Entertainment - by Mike Vilensky on Monday, September 1, 2008 22:28 - 4 Comments
What We’re Watching When We’re Watching ‘The Hills’
To first address the most prominent critique of MTV’s highest-rated television show: The Hills is only as surreal as reality. Sure, one-time galpals Lauren “L.C.” Conrad and Heidi “backstabbing, boy-crazy, ‘feminist hero’” Montag didn’t actually meet aspiring rock groupie Audrina Partridge poolside at their condo—MTV producers did. But is this less “real” than how friendships are “organically” formed? Social positioning, fate, friends of friends, third actor needed to complete a soon-to-be-uber-famous trio of plastic LA. scenesters for super popular reality show - what’s the difference? One way or another, Lauren really met Audrina, right? Right. And from there, a bizarre cultural history was formed, and a show both beloved and bemoaned: a vaguely-scripted half hour of reality television marketed as melodrama but resembling reality most closely in how goddamn mundane it really is. So why—four years and eight and a half seasons later—are we still watching?
The first camp of Hills fans are Those Who Idolize Lauren Conrad. For these girls and gay boys, L.C. is an admirable everygirl; she is Odysseus - a sweet job and a perfect boyfriend are her Troy – navigating the rocky seas of glamorous L.A. (filmed like big-budget cinema verité). Social-climbers like Heidi act as forces of evil, and now Lo, long-time bestie, has positioned herself as the Iago of The Hills. The Lo-west paid cast member with the face of a friend but a serpent tongue, Lo is turning Audrina into a dark angel and further alienating the already-socially-scarred Lauren. Poor girl. A relatable heroine, L.C.—privileged and beautiful—somehow paints herself as the victim in every social and romantic circumstance, making her endearingly vulnerable while still enviable.
The second camp of Hills fan are those who know that she is neither – Those Who Criticize Lauren Conrad.
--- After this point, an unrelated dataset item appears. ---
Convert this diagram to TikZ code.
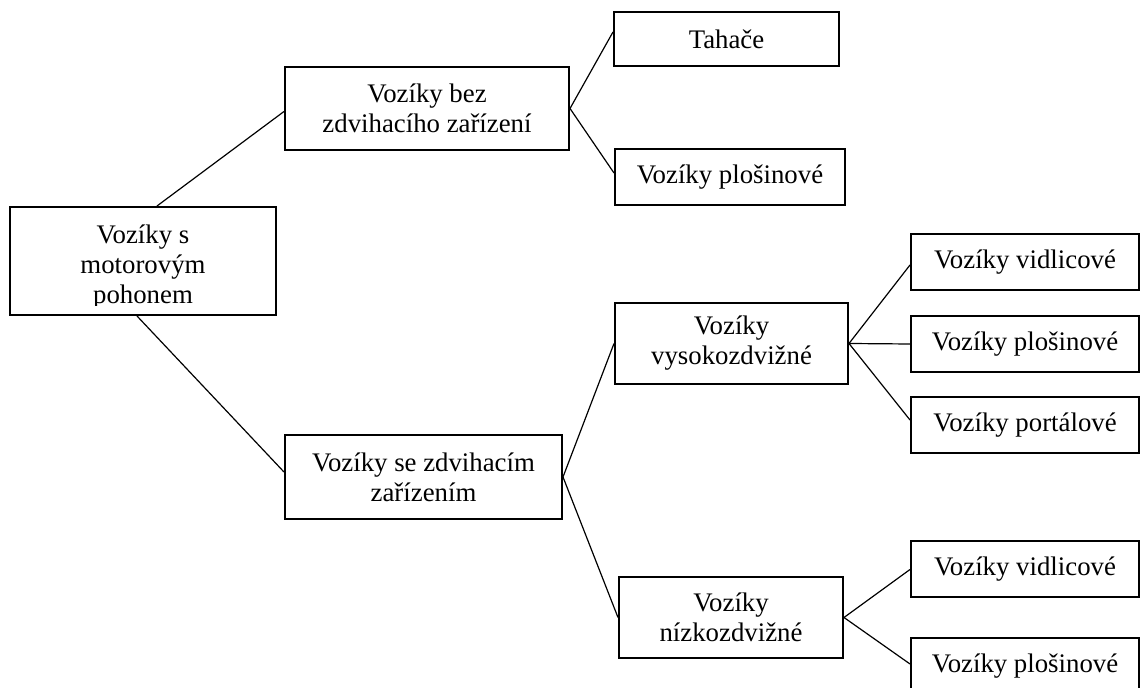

For these viewers—a majority—The Hills is an exercise in critical analysis, allowing even the dimmest-witted-least-intellectually-aspiring college girl to make astute social commentary on someone else’s life. (Lo is a bitch! Lauren’s so self-pitying! She’s definitely not over Brody. This is scripted!). This is apt since Lauren Conrad is the first and, at $75,000 an episode, most successful careerist in the class of Celebrity as Livelihood—she deserves the flack. For all Julia Allisons must take their place at the target of a bull’s eye in order to further achieve. And, as these types go, Lauren handles herself gracefully. Always smiling, smirking, and silently introspecting, she allows the season-long narrative arcs focused on easily-solvable non-issues to meander along. Since, depending on how you look at it, nothing or everything actually happens on The Hills, the plot of which is centered around pro-longed sexual or social tensions, you don’t have to be inherently intellectual to analytically interpret it. So, as we further Lauren’s odyssey, trudging her ship on into the rocky waters of season four, it remains up to you—viewer, voyeur that you are—to fill in the dead-air with your commentary. It’s the YouTube of the boob tube, no po-mo.
4 Comments
Michael, nice JA reference.
I watched the new season for the first time last night and I found myself unable to suspend reality as much as I could in the past. Their stares angered me instead of inspiring fascination. I think, no matter what kind of fan you are, opinion is definitely shifting towards believing the show is actually nonsense, as opposed to tolerably entertaining nonsense.
This ought to be the last season of The Hills. As much as viewers complain and complain about how boring it is, it used to be kind of fun to watch Lauren v. Heidi every week. Now it’s just boring. Genuinely boring. So boring I can’t even pretend I’m caring about it. Even though I’m still watching.
The rumored Whitney spin-off is something I could definitely see myself getting into, though. She’s the only one with any real direction in her life. Even if she seems completely incapable of letting the “g” in “-ing” words be silent.
Mike Vilensky
@ Sam Zients: “So boring I can’t even pretend I’m caring about it. Even though I’m still watching.”
Isn’t that the great mystery of “The Hills” ?!